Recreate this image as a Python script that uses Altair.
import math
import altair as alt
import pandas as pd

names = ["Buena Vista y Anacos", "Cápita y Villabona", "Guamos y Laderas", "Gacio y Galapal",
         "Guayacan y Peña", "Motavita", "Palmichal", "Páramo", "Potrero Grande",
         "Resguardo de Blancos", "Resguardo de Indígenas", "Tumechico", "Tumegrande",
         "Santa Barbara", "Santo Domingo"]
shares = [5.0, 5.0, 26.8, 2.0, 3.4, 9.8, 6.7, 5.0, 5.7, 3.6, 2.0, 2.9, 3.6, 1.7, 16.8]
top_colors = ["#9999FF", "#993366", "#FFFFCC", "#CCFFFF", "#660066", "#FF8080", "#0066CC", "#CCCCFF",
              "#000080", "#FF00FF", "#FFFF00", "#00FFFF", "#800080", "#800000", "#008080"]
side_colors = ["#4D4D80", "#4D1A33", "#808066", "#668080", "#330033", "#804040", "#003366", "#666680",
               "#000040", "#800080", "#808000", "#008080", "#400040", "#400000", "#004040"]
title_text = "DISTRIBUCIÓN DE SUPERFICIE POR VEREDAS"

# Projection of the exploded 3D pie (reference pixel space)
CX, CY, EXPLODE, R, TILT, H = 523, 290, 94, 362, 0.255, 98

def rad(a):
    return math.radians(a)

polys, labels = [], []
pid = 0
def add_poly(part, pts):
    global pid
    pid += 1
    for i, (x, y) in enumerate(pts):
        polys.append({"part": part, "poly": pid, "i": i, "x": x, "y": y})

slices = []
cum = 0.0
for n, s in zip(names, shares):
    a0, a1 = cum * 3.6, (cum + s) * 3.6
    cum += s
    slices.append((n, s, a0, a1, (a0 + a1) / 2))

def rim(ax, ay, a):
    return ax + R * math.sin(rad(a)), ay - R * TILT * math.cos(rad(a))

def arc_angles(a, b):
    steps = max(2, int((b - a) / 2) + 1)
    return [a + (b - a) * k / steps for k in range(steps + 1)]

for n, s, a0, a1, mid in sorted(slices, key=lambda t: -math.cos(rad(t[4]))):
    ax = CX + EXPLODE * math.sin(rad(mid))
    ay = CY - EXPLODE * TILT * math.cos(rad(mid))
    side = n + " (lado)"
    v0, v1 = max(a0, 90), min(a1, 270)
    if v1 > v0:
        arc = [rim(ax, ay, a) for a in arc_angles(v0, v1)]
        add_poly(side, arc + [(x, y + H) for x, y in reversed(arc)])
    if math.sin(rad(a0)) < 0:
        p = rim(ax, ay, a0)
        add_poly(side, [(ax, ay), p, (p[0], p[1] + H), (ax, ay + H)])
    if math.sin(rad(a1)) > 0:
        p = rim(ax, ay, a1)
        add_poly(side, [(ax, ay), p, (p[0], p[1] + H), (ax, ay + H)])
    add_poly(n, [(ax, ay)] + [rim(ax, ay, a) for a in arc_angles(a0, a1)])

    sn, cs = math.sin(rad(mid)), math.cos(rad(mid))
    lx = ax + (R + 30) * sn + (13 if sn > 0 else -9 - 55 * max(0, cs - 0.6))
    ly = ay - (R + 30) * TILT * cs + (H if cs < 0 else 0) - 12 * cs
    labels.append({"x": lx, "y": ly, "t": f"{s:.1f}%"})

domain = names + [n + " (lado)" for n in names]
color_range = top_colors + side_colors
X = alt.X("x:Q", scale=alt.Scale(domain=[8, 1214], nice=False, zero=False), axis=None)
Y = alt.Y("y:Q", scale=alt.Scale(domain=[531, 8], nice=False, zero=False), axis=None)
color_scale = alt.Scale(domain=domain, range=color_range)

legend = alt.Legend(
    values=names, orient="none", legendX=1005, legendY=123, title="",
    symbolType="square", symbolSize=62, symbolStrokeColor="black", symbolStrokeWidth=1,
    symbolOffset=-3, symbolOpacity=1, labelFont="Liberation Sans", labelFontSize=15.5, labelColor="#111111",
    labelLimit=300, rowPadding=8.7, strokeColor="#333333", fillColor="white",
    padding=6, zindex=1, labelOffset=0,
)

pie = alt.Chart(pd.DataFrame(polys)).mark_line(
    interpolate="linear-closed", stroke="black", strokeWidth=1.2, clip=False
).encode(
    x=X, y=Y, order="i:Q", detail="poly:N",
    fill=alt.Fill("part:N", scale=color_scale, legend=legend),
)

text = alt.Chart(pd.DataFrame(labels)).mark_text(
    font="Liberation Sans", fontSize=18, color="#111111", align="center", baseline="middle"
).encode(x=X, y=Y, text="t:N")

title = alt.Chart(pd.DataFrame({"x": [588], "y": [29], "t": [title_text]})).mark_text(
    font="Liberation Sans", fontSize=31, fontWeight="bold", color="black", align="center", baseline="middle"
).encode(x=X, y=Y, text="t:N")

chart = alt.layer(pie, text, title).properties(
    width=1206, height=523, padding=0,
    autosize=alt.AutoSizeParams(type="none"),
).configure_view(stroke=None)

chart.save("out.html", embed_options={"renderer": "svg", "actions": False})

:::::

Repeat back the data above, exact to the last character.

Result below:
Recreate this image as a Python script that uses Altair.
import math
import altair as alt
import pandas as pd

names = ["Buena Vista y Anacos", "Cápita y Villabona", "Guamos y Laderas", "Gacio y Galapal",
         "Guayacan y Peña", "Motavita", "Palmichal", "Páramo", "Potrero Grande",
         "Resguardo de Blancos", "Resguardo de Indígenas", "Tumechico", "Tumegrande",
         "Santa Barbara", "Santo Domingo"]
shares = [5.0, 5.0, 26.8, 2.0, 3.4, 9.8, 6.7, 5.0, 5.7, 3.6, 2.0, 2.9, 3.6, 1.7, 16.8]
top_colors = ["#9999FF", "#993366", "#FFFFCC", "#CCFFFF", "#660066", "#FF8080", "#0066CC", "#CCCCFF",
              "#000080", "#FF00FF", "#FFFF00", "#00FFFF", "#800080", "#800000", "#008080"]
side_colors = ["#4D4D80", "#4D1A33", "#808066", "#668080", "#330033", "#804040", "#003366", "#666680",
               "#000040", "#800080", "#808000", "#008080", "#400040", "#400000", "#004040"]
title_text = "DISTRIBUCIÓN DE SUPERFICIE POR VEREDAS"

# Projection of the exploded 3D pie (reference pixel space)
CX, CY, EXPLODE, R, TILT, H = 523, 290, 94, 362, 0.255, 98

def rad(a):
    return math.radians(a)

polys, labels = [], []
pid = 0
def add_poly(part, pts):
    global pid
    pid += 1
    for i, (x, y) in enumerate(pts):
        polys.append({"part": part, "poly": pid, "i": i, "x": x, "y": y})

slices = []
cum = 0.0
for n, s in zip(names, shares):
    a0, a1 = cum * 3.6, (cum + s) * 3.6
    cum += s
    slices.append((n, s, a0, a1, (a0 + a1) / 2))

def rim(ax, ay, a):
    return ax + R * math.sin(rad(a)), ay - R * TILT * math.cos(rad(a))

def arc_angles(a, b):
    steps = max(2, int((b - a) / 2) + 1)
    return [a + (b - a) * k / steps for k in range(steps + 1)]

for n, s, a0, a1, mid in sorted(slices, key=lambda t: -math.cos(rad(t[4]))):
    ax = CX + EXPLODE * math.sin(rad(mid))
    ay = CY - EXPLODE * TILT * math.cos(rad(mid))
    side = n + " (lado)"
    v0, v1 = max(a0, 90), min(a1, 270)
    if v1 > v0:
        arc = [rim(ax, ay, a) for a in arc_angles(v0, v1)]
        add_poly(side, arc + [(x, y + H) for x, y in reversed(arc)])
    if math.sin(rad(a0)) < 0:
        p = rim(ax, ay, a0)
        add_poly(side, [(ax, ay), p, (p[0], p[1] + H), (ax, ay + H)])
    if math.sin(rad(a1)) > 0:
        p = rim(ax, ay, a1)
        add_poly(side, [(ax, ay), p, (p[0], p[1] + H), (ax, ay + H)])
    add_poly(n, [(ax, ay)] + [rim(ax, ay, a) for a in arc_angles(a0, a1)])

    sn, cs = math.sin(rad(mid)), math.cos(rad(mid))
    lx = ax + (R + 30) * sn + (13 if sn > 0 else -9 - 55 * max(0, cs - 0.6))
    ly = ay - (R + 30) * TILT * cs + (H if cs < 0 else 0) - 12 * cs
    labels.append({"x": lx, "y": ly, "t": f"{s:.1f}%"})

domain = names + [n + " (lado)" for n in names]
color_range = top_colors + side_colors
X = alt.X("x:Q", scale=alt.Scale(domain=[8, 1214], nice=False, zero=False), axis=None)
Y = alt.Y("y:Q", scale=alt.Scale(domain=[531, 8], nice=False, zero=False), axis=None)
color_scale = alt.Scale(domain=domain, range=color_range)

legend = alt.Legend(
    values=names, orient="none", legendX=1005, legendY=123, title="",
    symbolType="square", symbolSize=62, symbolStrokeColor="black", symbolStrokeWidth=1,
    symbolOffset=-3, symbolOpacity=1, labelFont="Liberation Sans", labelFontSize=15.5, labelColor="#111111",
    labelLimit=300, rowPadding=8.7, strokeColor="#333333", fillColor="white",
    padding=6, zindex=1, labelOffset=0,
)

pie = alt.Chart(pd.DataFrame(polys)).mark_line(
    interpolate="linear-closed", stroke="black", strokeWidth=1.2, clip=False
).encode(
    x=X, y=Y, order="i:Q", detail="poly:N",
    fill=alt.Fill("part:N", scale=color_scale, legend=legend),
)

text = alt.Chart(pd.DataFrame(labels)).mark_text(
    font="Liberation Sans", fontSize=18, color="#111111", align="center", baseline="middle"
).encode(x=X, y=Y, text="t:N")

title = alt.Chart(pd.DataFrame({"x": [588], "y": [29], "t": [title_text]})).mark_text(
    font="Liberation Sans", fontSize=31, fontWeight="bold", color="black", align="center", baseline="middle"
).encode(x=X, y=Y, text="t:N")

chart = alt.layer(pie, text, title).properties(
    width=1206, height=523, padding=0,
    autosize=alt.AutoSizeParams(type="none"),
).configure_view(stroke=None)

chart.save("out.html", embed_options={"renderer": "svg", "actions": False})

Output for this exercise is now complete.